COVID-19 continues to affect outdoors world
Although I was hoping not to have to mention the COVID-19 virus again this week, the statewide response to that health crisis ramped up dramatically statewide last week with unprecedented cancellations and business closures, many of them directly affecting us in the outdoors community.
And all indications seem to point toward many of those stoppages and sanctions lasting at least for several weeks, possibly longer.
In response to the COVID-19 crisis, the Pennsylvania Fish and Boat Commission announced last week the Mentored Youth Trout Day will occur on April 11 and the opening day of trout season will be April 18 statewide for 2020.
For the past several seasons, 18 counties have had a regional opening day of trout season and mentored youth day two weeks earlier than the rest of the state. This year, the regional Mentored Youth Trout Day was scheduled for March 28 and the regional trout opener was scheduled for April 4.
The remainder of the 2020 trout stocking schedule will be accelerated, and no volunteers will be permitted to help with those stocking efforts. The county-by-county stocking lists have been removed from the PFBC website.
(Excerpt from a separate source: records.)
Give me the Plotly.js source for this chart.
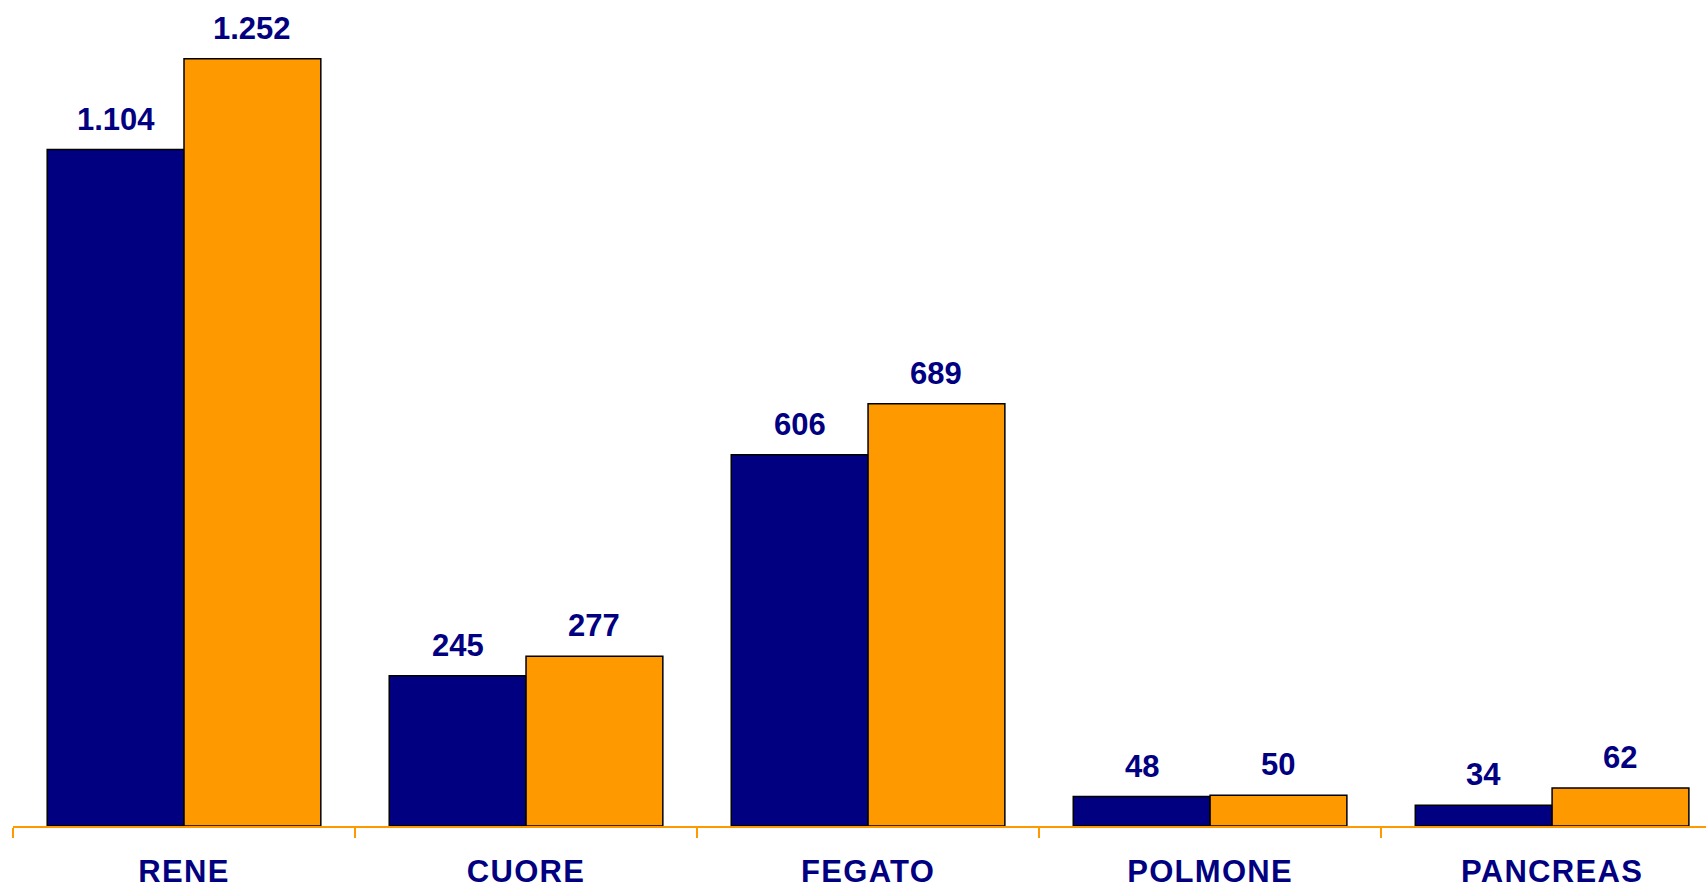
<!DOCTYPE html>
<html>
<head>
<meta charset="utf-8">
<script src="https://cdn.plot.ly/plotly-3.0.1.min.js"></script>
<style>
  html, body { margin: 0; padding: 0; background: #ffffff; }
  #chart { width: 1706px; height: 888px; }
  #chart .xtick text { letter-spacing: 1.3px; }
</style>
</head>
<body>
<div id="chart"></div>
<script>
const categories = ["RENE", "CUORE", "FEGATO", "POLMONE", "PANCREAS"];
const series1Values = [1104, 245, 606, 48, 34];
const series2Values = [1252, 277, 689, 50, 62];

const NAVY = "#000080";
const ORANGE = "#FF9900";
const FONT = "Liberation Sans, Arial, sans-serif";

function fmt(v) {
  return String(v).replace(/\B(?=(\d{3})+(?!\d))/g, ".");
}

const traces = [
  {
    type: "bar",
    x: categories,
    y: series1Values,
    marker: { color: NAVY, line: { color: "#000000", width: 1.5 } },
    hoverinfo: "none"
  },
  {
    type: "bar",
    x: categories,
    y: series2Values,
    marker: { color: ORANGE, line: { color: "#000000", width: 1.5 } },
    hoverinfo: "none"
  }
];

const annotations = [];
categories.forEach((c, i) => {
  [[series1Values, -0.2], [series2Values, 0.2]].forEach(([vals, off]) => {
    annotations.push({
      x: i + off,
      y: vals[i],
      xref: "x",
      yref: "y",
      text: fmt(vals[i]),
      showarrow: false,
      yanchor: "middle",
      yshift: 30.5,
      font: { family: FONT, size: 31, color: NAVY, weight: "bold" }
    });
  });
});

const layout = {
  width: 1706,
  height: 888,
  margin: { l: 13, r: 0, t: 0, b: 62 },
  paper_bgcolor: "#ffffff",
  plot_bgcolor: "#ffffff",
  barmode: "group",
  bargap: 0.2,
  bargroupgap: 0,
  showlegend: false,
  xaxis: {
    type: "category",
    range: [-0.5, 4.45],
    showline: true,
    linecolor: ORANGE,
    linewidth: 2,
    ticks: "outside",
    tickson: "boundaries",
    ticklen: 10,
    tickwidth: 2,
    tickcolor: ORANGE,
    ticklabelstandoff: 17,
    showgrid: false,
    zeroline: false,
    tickfont: { family: FONT, size: 31, color: NAVY, weight: "bold" },
    fixedrange: true
  },
  yaxis: {
    range: [0, 1348],
    visible: false,
    showgrid: false,
    zeroline: false,
    fixedrange: true
  },
  annotations: annotations
};

Plotly.newPlot("chart", traces, layout, { displayModeBar: false, staticPlot: true });
</script>
</body>
</html>
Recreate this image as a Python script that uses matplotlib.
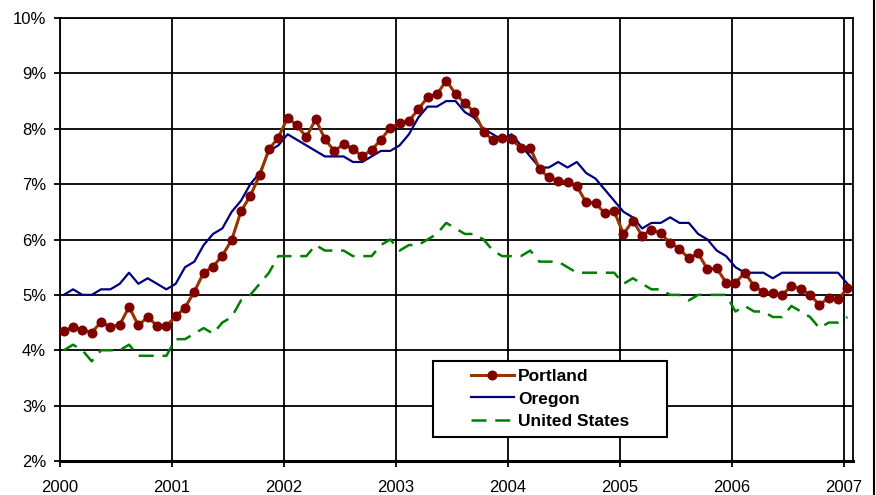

According to PFBC sources, “stockings will be prioritized to deliver trout to regions of the Commonwealth that are predicted to be affected most severely by COVID-19 that could result in restrictions on travel.” In many areas of the state, volunteers provided valuable manpower and assistance to help carry the countless buckets of trout to the streams. To execute its new stocking program without the traditional volunteer manpower, the PFBC has said it “will modify stocking methods for this year.”
Many PFBC employees will be transferred from their regular duties to help with trout stocking. Some streams will receive both their preseason and in-season allocations of trout in one large stocking.
On March 16, the Pennsylvania Game Commission announced it would be closing its Harrisburg headquarters and all regional offices around the to the public for at least two weeks. All free in-person Hunter-Trapper Education classes that had been scheduled between March 16 and March 31 were also postponed.
For first-time hunters 11 and older who need to complete a class in order to obtain their hunting licenses for the upcoming spring turkey season, they will be able to take the online Hunter-Trapper Education course without charge. Since 2016, online hunter-trapper education classes have been available in Pennsylvania to students 16 and older for a nominal fee. The waiver of the fee and lower age limit will remain in effect until at least March 31 and possibly longer until in-person hunter-trapper education courses can be offered again.
Walt Young is an outdoors writer for the Altoona Mirror.